Dans son Manifeste du surréalisme en 1924, André Breton pose comment ce genre peut combiner rêves et réalité pour créer en quelque sorte une réalité plus « vraie » que nature. Pour The Washington Post, ces images au style kitsch et mélodramatique, bien que souvent créées à des fins publicitaires, politiques (voyez MAGA aux États-Unis) ou d'escroquerie, savent aussi jouer sur cette veine – et sur nos émotions. Certains artistes explorent déjà cette voie. Grands-mères avec des queues de sirène, grenouilles fumant des cigarettes, pizzas au pepperoni poussant comme des fleurs sauvages…, l’Ukrainienne Polina Kostanda, qui signe sous le nom de Polly in Wonderland, crée et vend (en tirage ou en NFT) le genre d’images qui ne dépareillerait pas dans un groupe AI Boomer Trap sur Facebook…
L'affaire à suivre en 2025 : le « Madoff français » et ses manuscrits devant la justice
C’est un procès hors du commun qui se tiendra du 8 au 30 septembre 2025, à Paris. Dans le cadre de l’affaire Aristophil, Gérard Lhéritier, président de la société du même nom, et sept autres personnes comparaîtront devant le tribunal judiciaire, accusés d'escroquerie en bande organisée et de pratiques commerciales trompeuses. Des agissements qui lui ont valu le surnom de « Madoff français » .

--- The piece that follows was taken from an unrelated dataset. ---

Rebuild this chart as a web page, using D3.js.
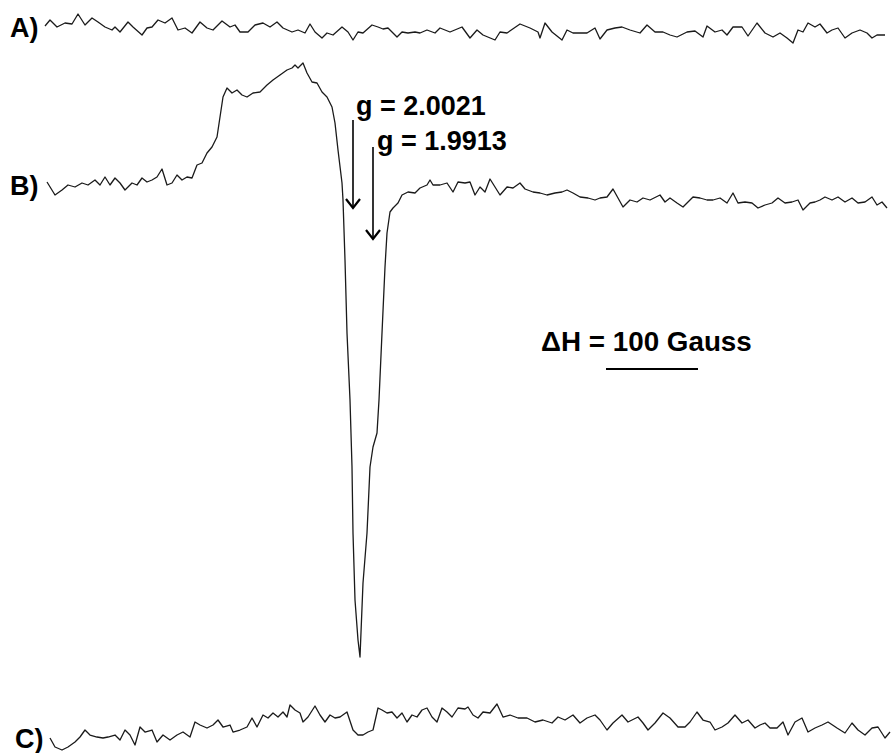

Cette affaire, qui a vu 18 000 épargnants investir près de 850 millions d'euros dans des manuscrits anciens et lettres rares (Einstein, Gary, Sade, Proust, Hugo, Saint-Exupéry, Baudelaire, Napoléon, Van Gogh, Gauguin…), promet d'être un évènement juridique et financier majeur. Aristophil proposait aux investisseurs de devenir propriétaires, en pleine propriété ou en indivision, de ces pièces – avec à la clé un rendement attractif de 8 % par an. Issu d’une famille de plombiers dans la Meuse, l’intrigant M. Lhéritier est aussi un personnage balzacien, à l’histoire peu commune. Séduisant le Tout-Paris de la culture, créant un musée des Manuscrits à Paris, organisant des rencontres et des remises de prix avec moult personnalités, faisant des dons à la Bibliothèque nationale de France, il arriva à créer une aura de prestige autour d’Aristophil qui acheva de convaincre les investisseurs.
Mais derrière la promesse d’un « eldorado financier », la justice soupçonne une pyramide de Ponzi, où les investisseurs entrants paient sans le savoir les intérêts des sortants – un dispositif frauduleux rendu célèbre par l'affaire Madoff. Dix ans après les premières plaintes, près de 5 000 parties civiles espèrent être reconnues comme victimes et obtenir une indemnisation, pour avoir parfois perdu les économies d’une vie.